When it fits four assumptions : homogeneity, normality, fixed X and independence of the variables

#### Explanation:

-Before applying your model

Checking for fixed X:

You should know the exact value of X before your analysis. In other words, the uncertainty on X has to be the lowest as possible. for example, you cannot take age as an explanatory variable if the lifespan is 25 years and you have an uncertainty of 3 years.

Checking for independence :

In the case of a multivariate linear regression, your explanatory variables have to be independent. In other words, do not use colinear variables in the same model.

To check this, plot one variable against the other. If you detect a strong linear or non linear pattern, they are dependent.

- Once you have applied your model

Checking for normality :

The residuals of your model (the variance not explained by your model) have to follow a normal distribution.

You can check this by an histogram of the residuals or by a quantile-quantile plot.

You can see on the graphs below how it should looks like when you have normality.

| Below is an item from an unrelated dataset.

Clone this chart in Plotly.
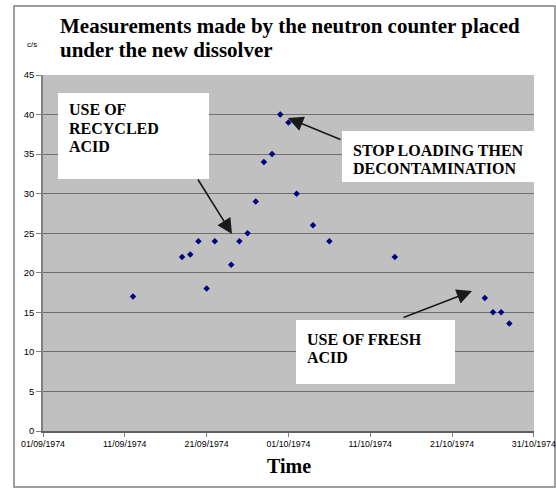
import plotly.graph_objects as go

# ---- data ----
dates = ["1974-09-12", "1974-09-18", "1974-09-19", "1974-09-20", "1974-09-21",
         "1974-09-22", "1974-09-24", "1974-09-25", "1974-09-26", "1974-09-27",
         "1974-09-28", "1974-09-29", "1974-09-30", "1974-10-01", "1974-10-02",
         "1974-10-04", "1974-10-06", "1974-10-14", "1974-10-25", "1974-10-26",
         "1974-10-27", "1974-10-28"]
counts = [17, 22, 22.3, 24, 18, 24, 21, 24, 25, 29, 34, 35, 40, 39, 30,
          26, 24, 22, 16.8, 15, 15, 13.6]

tick_dates = ["1974-09-01", "1974-09-11", "1974-09-21", "1974-10-01",
              "1974-10-11", "1974-10-21", "1974-10-31"]
tick_labels = ["01/09/1974", "11/09/1974", "21/09/1974", "01/10/1974",
               "11/10/1974", "21/10/1974", "31/10/1974"]

title_lines = ["Measurements made by the neutron counter placed", "under the new dissolver"]
note_recycled = ["USE OF", "RECYCLED", "ACID"]
note_stop = ["STOP LOADING THEN", "DECONTAMINATION"]
note_fresh = ["USE OF FRESH", "ACID"]

# ---- layout geometry (pixels) ----
W, H = 556, 488
L, R, T, B = 43, 22, 75, 57
PW, PH = W - L - R, H - T - B


def px(x):
    return (x - L) / PW


def py(y):
    return (H - B - y) / PH


SERIF = "Liberation Serif, Times New Roman, serif"
SANS = "Liberation Sans, Arial, sans-serif"

fig = go.Figure()
fig.add_trace(go.Scatter(
    x=dates, y=counts, mode="markers",
    marker=dict(symbol="diamond", size=5, color="#000080"),
    showlegend=False, hoverinfo="skip",
))

shapes = [
    # chart border
    dict(type="rect", xref="paper", yref="paper", x0=px(14), x1=px(555), y0=py(487), y1=py(6),
         line=dict(color="#808080", width=1.5), fillcolor="rgba(0,0,0,0)", layer="below"),
    # text boxes
    dict(type="rect", xref="paper", yref="paper", x0=px(58), x1=px(209), y0=py(179), y1=py(93),
         line=dict(width=0), fillcolor="white"),
    dict(type="rect", xref="paper", yref="paper", x0=px(342), x1=px(536), y0=py(182), y1=py(131),
         line=dict(width=0), fillcolor="white"),
    dict(type="rect", xref="paper", yref="paper", x0=px(296), x1=px(455), y0=py(384), y1=py(320),
         line=dict(width=0), fillcolor="white"),
]

annotations = []
# title
for line, yc in zip(title_lines, [26, 50]):
    annotations.append(dict(text="<b>" + line + "</b>", xref="paper", yref="paper",
                            x=px(58), y=py(yc), xanchor="left", yanchor="middle",
                            showarrow=False, font=dict(family=SERIF, size=21, color="black")))
# c/s
annotations.append(dict(text="c/s", xref="paper", yref="paper", x=px(32), y=py(45),
                        xanchor="center", yanchor="middle", showarrow=False,
                        font=dict(family=SANS, size=8, color="black")))
# Time
annotations.append(dict(text="<b>Time</b>", xref="paper", yref="paper", x=px(289), y=py(466),
                        xanchor="center", yanchor="middle", showarrow=False,
                        font=dict(family=SERIF, size=20, color="black")))


def note(lines, x0, ys):
    for line, yc in zip(lines, ys):
        annotations.append(dict(text="<b>" + line + "</b>", xref="paper", yref="paper",
                                x=px(x0), y=py(yc), xanchor="left", yanchor="middle",
                                showarrow=False, font=dict(family=SERIF, size=16, color="black")))


note(note_recycled, 67, [110, 128, 146])
note(note_stop, 351, [150, 168])
note(note_fresh, 305, [339, 357])


def arrow(tip, tail):
    annotations.append(dict(text="", xref="paper", yref="paper", x=px(tip[0]), y=py(tip[1]),
                            ax=tail[0] - tip[0], ay=tail[1] - tip[1], showarrow=True,
                            arrowhead=2, arrowsize=1.9, arrowwidth=1.6, arrowcolor="#1a1a1a",
                            standoff=0, startstandoff=0))


arrow((232, 234), (197, 178))
arrow((288, 118), (342, 140))
arrow((472, 291), (402, 318))

fig.update_layout(
    width=W, height=H,
    margin=dict(l=L, r=R, t=T, b=B, pad=0, autoexpand=False),
    paper_bgcolor="white", plot_bgcolor="#C0C0C0",
    shapes=shapes, annotations=annotations,
    xaxis=dict(type="date", range=["1974-09-01", "1974-10-31 00:20"],
               tickmode="array", tickvals=tick_dates, ticktext=tick_labels,
               ticklabeloverflow="allow", automargin=False,
               showgrid=False, zeroline=False,
               showline=True, linecolor="#606060", linewidth=1.5, ticks="outside", ticklen=4,
               tickcolor="#808080", tickfont=dict(family=SANS, size=8.8, color="black")),
    yaxis=dict(range=[0, 45], dtick=5, showgrid=True, gridcolor="#707070", gridwidth=1.3,
               zeroline=False, showline=True, linecolor="#808080", linewidth=1.5,
               ticks="outside", ticklen=5, tickcolor="#808080", automargin=False,
               tickfont=dict(family=SANS, size=9.5, color="black")),
)

fig.write_html("out.html", config={"displayModeBar": False},
               post_script="document.body.style.margin='0';document.body.style.overflow='hidden';")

However, normality is not the most important assumption and linear models are robust enough to a small amount of non-normality.

Checking for homogeneity:

This assumption is much more important. To check it, you can plot the residuals of your model against the fitted values.

You have homogeneity when the spread is more or less the same for all the residuals (you do not see any particular pattern, see figure below).

If your residuals show a pattern (linear or non linear) or have a cone shape (spread higher in one side of the graph and lower at the other side), this assumption is not supported and you should find another kind of model.

You should do the same for each explanatory variable (X).